* [Given exercise]
Work out how many lines hold "that". Give the number and nothing else.

**** Given entries ****

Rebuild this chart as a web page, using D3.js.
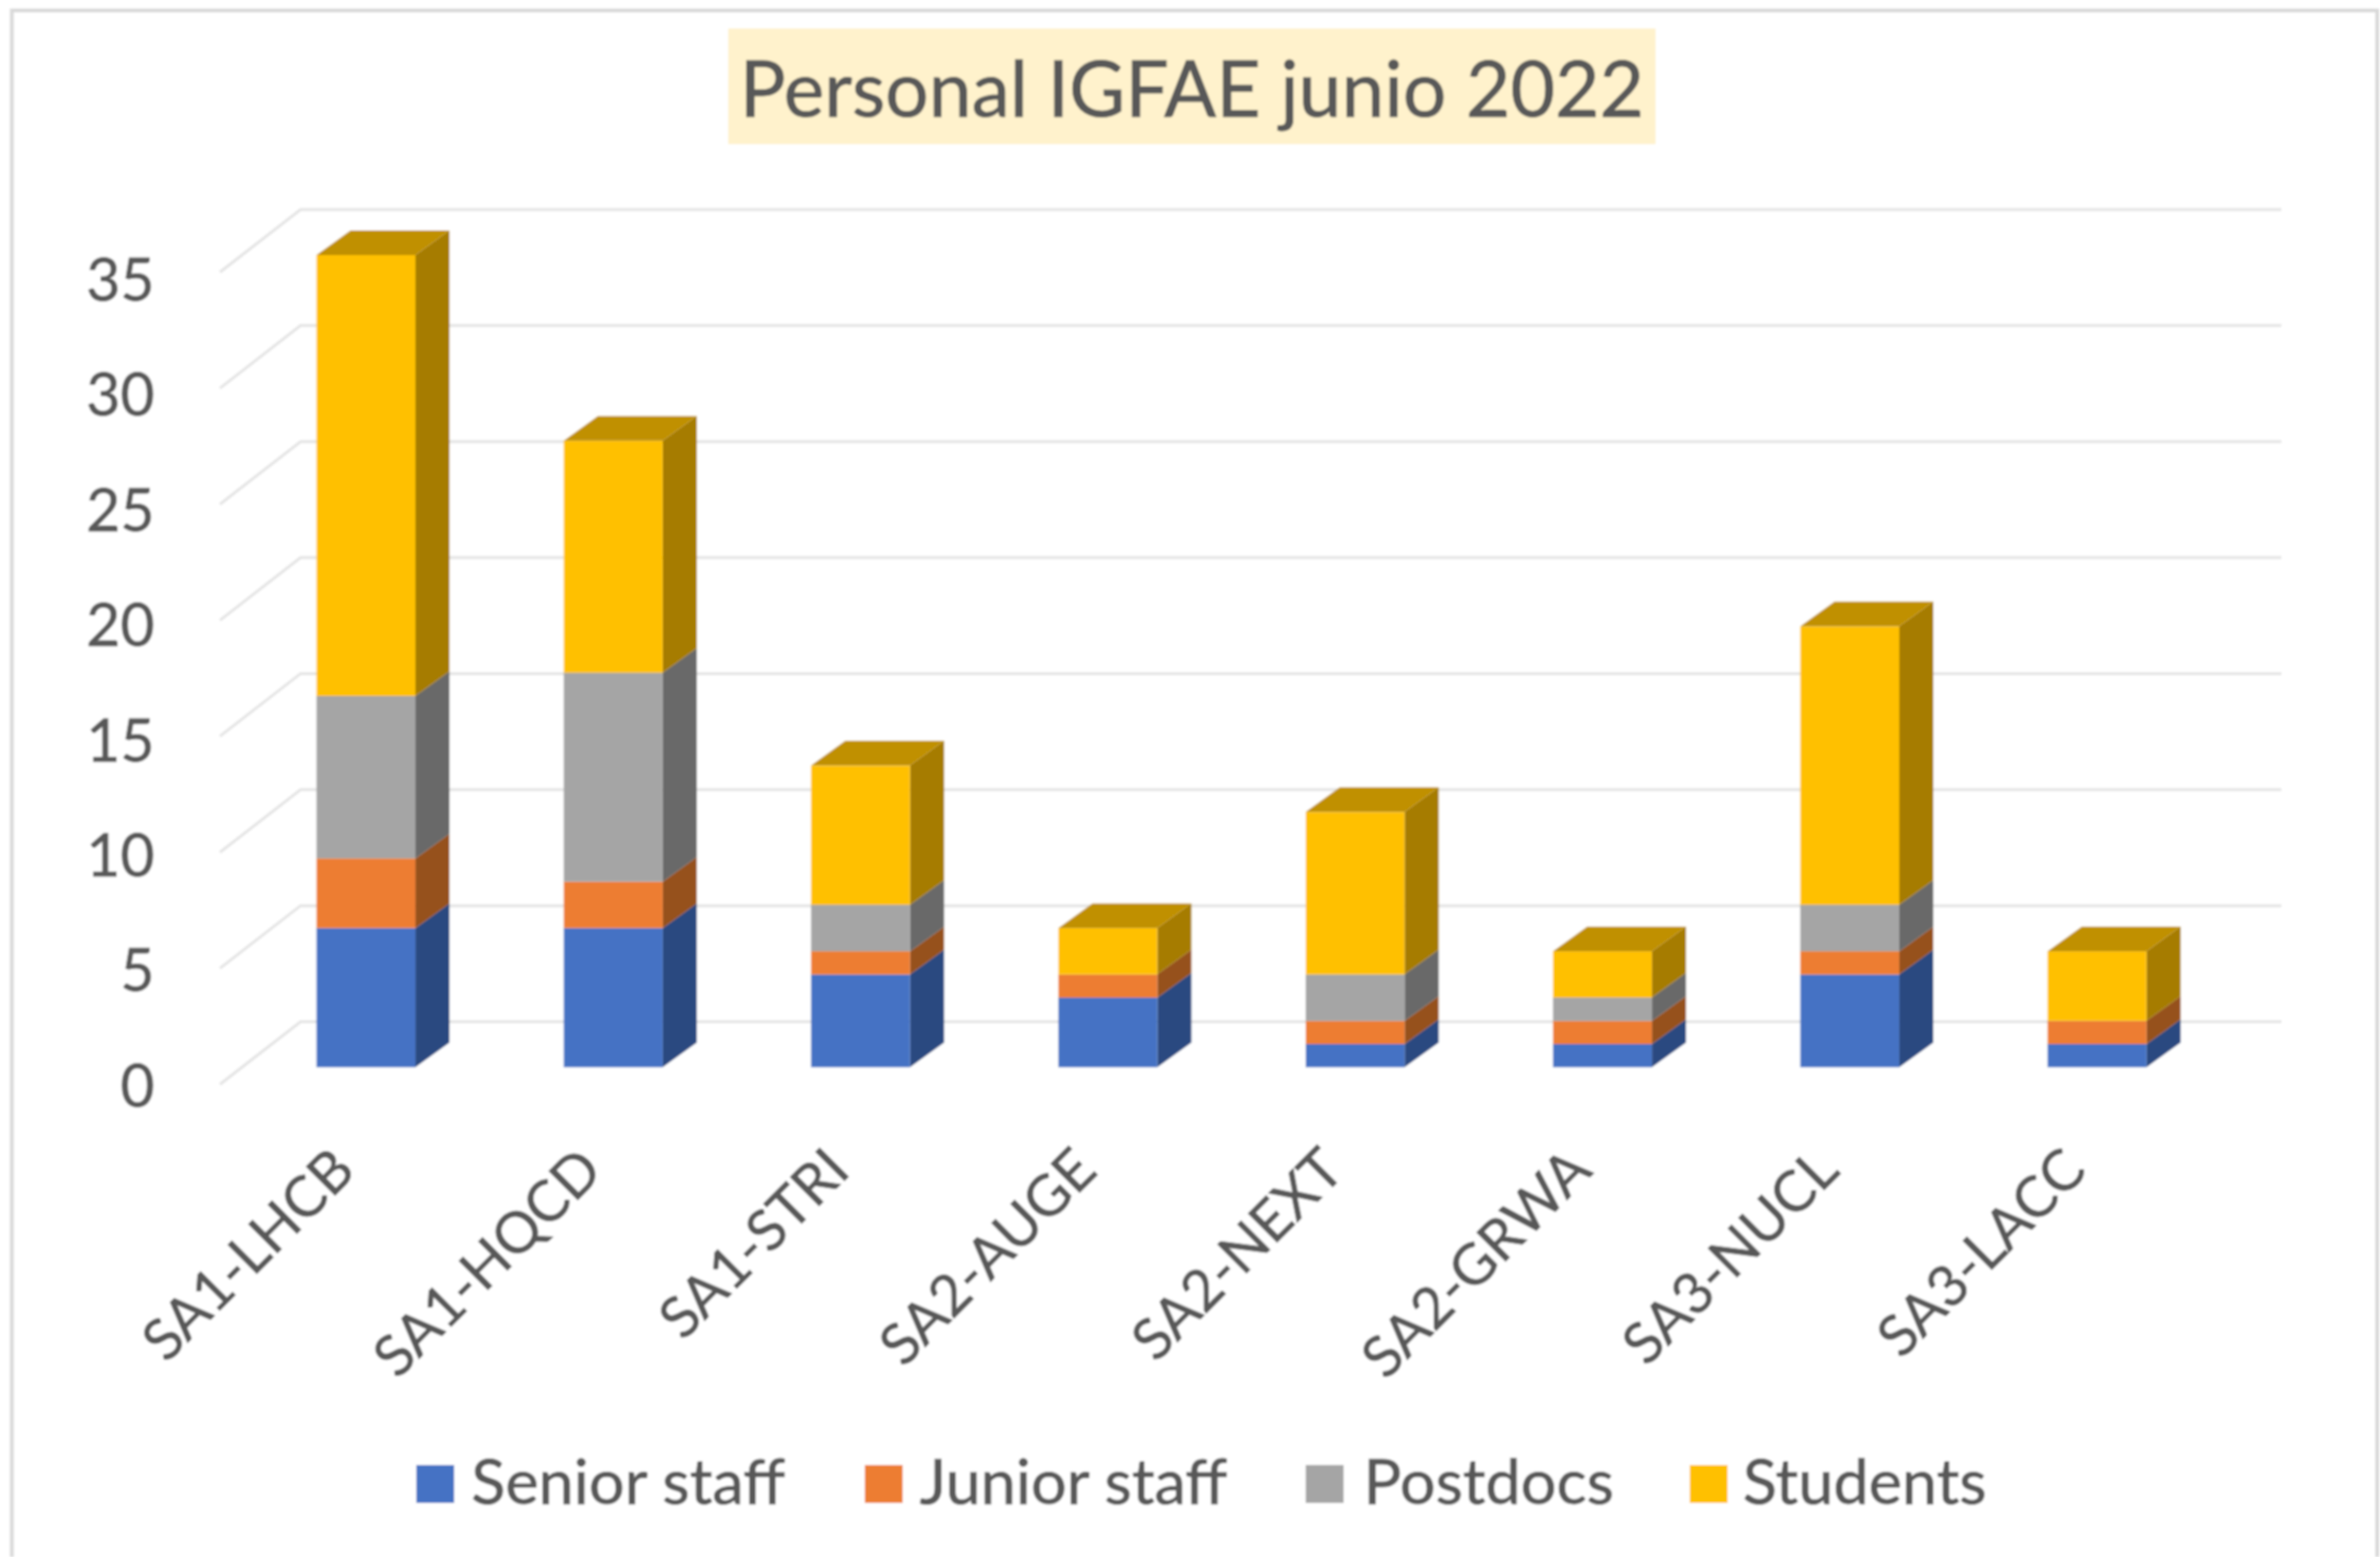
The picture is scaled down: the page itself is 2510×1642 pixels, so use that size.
<!DOCTYPE html>
<html><head><meta charset="utf-8">
<script src="https://cdnjs.cloudflare.com/ajax/libs/d3/7.8.5/d3.min.js"></script>
<style>html,body{margin:0;padding:0;background:#fff}svg{display:block}text{font-family:Lato,sans-serif;fill:#595959;stroke:#595959;stroke-width:0.9px}</style>
</head><body><svg id="c" width="2510" height="1642"></svg>
<script>
const categories=["SA1-LHCB","SA1-HQCD","SA1-STRI","SA2-AUGE","SA2-NEXT","SA2-GRWA","SA3-NUCL","SA3-LACC"];
const seriesNames=["Senior staff","Junior staff","Postdocs","Students"];
const seniorStaff=[6,6,4,3,1,1,4,1];
const juniorStaff=[3,2,1,1,1,1,1,1];
const postdocs=[7,9,2,0,2,1,2,0];
const students=[19,10,6,2,7,2,12,3];
const tickValues=[0,5,10,15,20,25,30,35];
const title="Personal IGFAE junio 2022";
const frontColors=["#4472c4","#ed7d31","#a5a5a5","#ffc000"];
const sideColors=["#2a4a80","#96511c","#696969","#a67c00"];
const topColor="#c09000";

const svg=d3.select("#c");
const defs=svg.append("defs");
defs.append("filter").attr("id","soft").attr("x","0").attr("y","0").attr("width","1").attr("height","1")
  .append("feGaussianBlur").attr("stdDeviation",1.1);
const g=svg.append("g").attr("filter","url(#soft)");
g.append("rect").attr("width",2510).attr("height",1642).attr("fill","#fff");
g.append("path").attr("d","M12.5,1642V11H2507V1642").attr("fill","none").attr("stroke","#d9d9d9").attr("stroke-width",4);

const rows=categories.map((c,i)=>({c,s0:seniorStaff[i],s1:juniorStaff[i],s2:postdocs[i],s3:students[i]}));
const keys=["s0","s1","s2","s3"];
const stacked=d3.stack().keys(keys)(rows);

const y=d3.scaleLinear().domain([0,35]).range([1125.5,269]);
const x=d3.scaleBand().domain(categories).range([255.5,2342]).paddingInner(0.6).paddingOuter(0.3);
const depthX=36,depthY=26;
const wallDY=-48;
const backLeft=317,backRight=2406,frontLeft=232;
const gy=v=>y(v)+wallDY;
const grid=g.append("g");
tickValues.forEach(v=>{
  grid.append("path").attr("d",`M${frontLeft},${gy(v)+66}L${backLeft},${gy(v)}H${backRight}`)
    .attr("fill","none").attr("stroke","#e4e4e4").attr("stroke-width",3);
});
const yLab=d3.scaleLinear().domain([0,35]).range([1144,294]);
const ya=g.append("g").attr("transform","translate(163,0)").call(d3.axisLeft(yLab).tickValues(tickValues).tickSize(0).tickPadding(0));
ya.select(".domain").remove();
ya.selectAll("text").attr("font-size",62).attr("dy","0.36em").style("font-family","Lato,sans-serif");

const bars=g.append("g");
categories.forEach((c,i)=>{
  const x0=x(c),x1=x0+x.bandwidth();
  const group=bars.append("g");
  keys.forEach((k,ki)=>{
    const d=stacked[ki][i];
    if(d[1]===d[0])return;
    const yb=y(d[0]),yt=y(d[1]);
    group.append("path").attr("d",`M${x1},${yb}L${x1+depthX},${yb-depthY}V${yt-depthY}L${x1},${yt}Z`).attr("fill",sideColors[ki]);
    group.append("rect").attr("x",x0).attr("y",yt).attr("width",x.bandwidth()).attr("height",yb-yt).attr("fill",frontColors[ki]);
  });
  const top=y(stacked[3][i][1]);
  group.append("path").attr("d",`M${x0},${top}L${x0+depthX},${top-depthY}H${x1+depthX}L${x1},${top}Z`).attr("fill",topColor);
});

const xa=g.append("g");
categories.forEach(c=>{
  const cx=x(c)+x.bandwidth()/2;
  xa.append("text").attr("transform",`translate(${cx-9},1237) rotate(-45)`).attr("text-anchor","end")
    .attr("font-size",60).text(c);
});

g.append("rect").attr("x",768).attr("y",30).attr("width",978).attr("height",122).attr("fill","#fff2cc");
g.append("text").attr("x",1257).attr("y",123).attr("text-anchor","middle").attr("font-size",81).text(title);

const legX=[439,912,1377,1782],legT=[497,970,1438,1838];
seriesNames.forEach((n,i)=>{
  g.append("rect").attr("x",legX[i]).attr("y",1545).attr("width",40).attr("height",40).attr("fill",frontColors[i]);
  g.append("text").attr("x",legT[i]).attr("y",1586).attr("font-size",66.5).text(n);
});
</script></body></html>
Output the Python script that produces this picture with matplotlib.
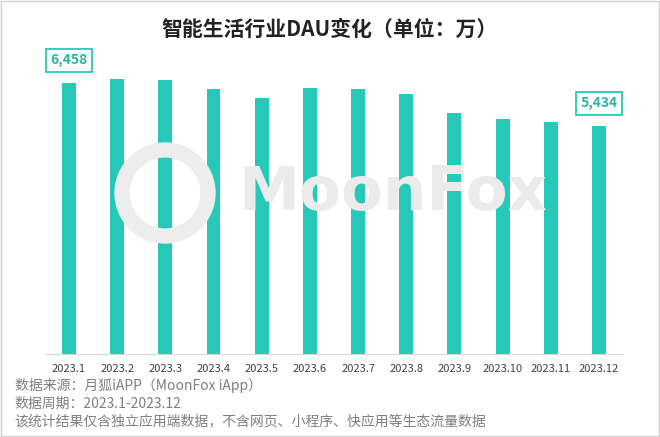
import matplotlib
matplotlib.use("Agg")
import matplotlib.pyplot as plt
from matplotlib.patches import Rectangle, Circle

plt.rcParams['font.family'] = ['Noto Sans CJK SC', 'DejaVu Sans']

months = ['2023.1', '2023.2', '2023.3', '2023.4', '2023.5', '2023.6',
          '2023.7', '2023.8', '2023.9', '2023.10', '2023.11', '2023.12']
dau = [6458, 6537, 6521, 6299, 6091, 6323, 6299, 6196, 5734, 5583, 5519, 5434]
title = '智能生活行业DAU变化（单位：万）'
notes = ['数据来源：月狐iAPP（MoonFox iApp）',
         '数据周期：2023.1-2023.12',
         '该统计结果仅含独立应用端数据，不含网页、小程序、快应用等生态流量数据']

teal = '#26c9b8'

fig = plt.figure(figsize=(6.6, 4.37), dpi=100)
ax = fig.add_axes([0.068, 0.19, 0.876, 0.673])

x = range(len(months))
ax.bar(x, dau, width=0.29, color=teal, zorder=2)
ax.set_ylim(0, 7000)
ax.set_xlim(-0.5, len(months) - 0.5)
ax.set_xticks(list(x))
ax.set_xticklabels(months, fontsize=8, color='#404040')
ax.tick_params(axis='x', length=0, pad=7)
ax.set_yticks([])
ax.patch.set_alpha(0)
for s in ['top', 'right', 'left']:
    ax.spines[s].set_visible(False)
ax.spines['bottom'].set_color('#d9d9d9')

# boxed labels on first and last bars
for i in [0, len(dau) - 1]:
    ax.annotate(f'{dau[i]:,}', (i, dau[i]), xytext=(0, 16), textcoords='offset points',
                ha='center', va='center', fontsize=10, fontweight='bold', color='#2bb3a4',
                bbox=dict(boxstyle='square,pad=0.3', fc='white', ec=teal, lw=1.3))

fig.text(0.5, 0.932, title, ha='center', va='center', fontsize=15, fontweight='bold',
         color='#222222')

# watermark
fig.text(0.595, 0.558, 'MoonFox', ha='center', va='center', fontsize=44, fontweight='bold',
         family='DejaVu Sans', color='#ebebeb', zorder=0)
fig.patches.append(Circle((1.65, 2.44), 0.43, transform=fig.dpi_scale_trans,
                          fc='none', ec='#ededed', lw=11, zorder=0))

for k, line in enumerate(notes):
    fig.text(0.022, 0.117 - k * 0.041, line, ha='left', va='center', fontsize=10,
             color='#7f7f7f', style='italic')

fig.patches.append(Rectangle((0.002, 0.002), 0.996, 0.996, transform=fig.transFigure,
                             fill=False, ec='#d0d0d0', lw=1))

fig.savefig('out.png', dpi=100)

****

* [Solution to this problem]
2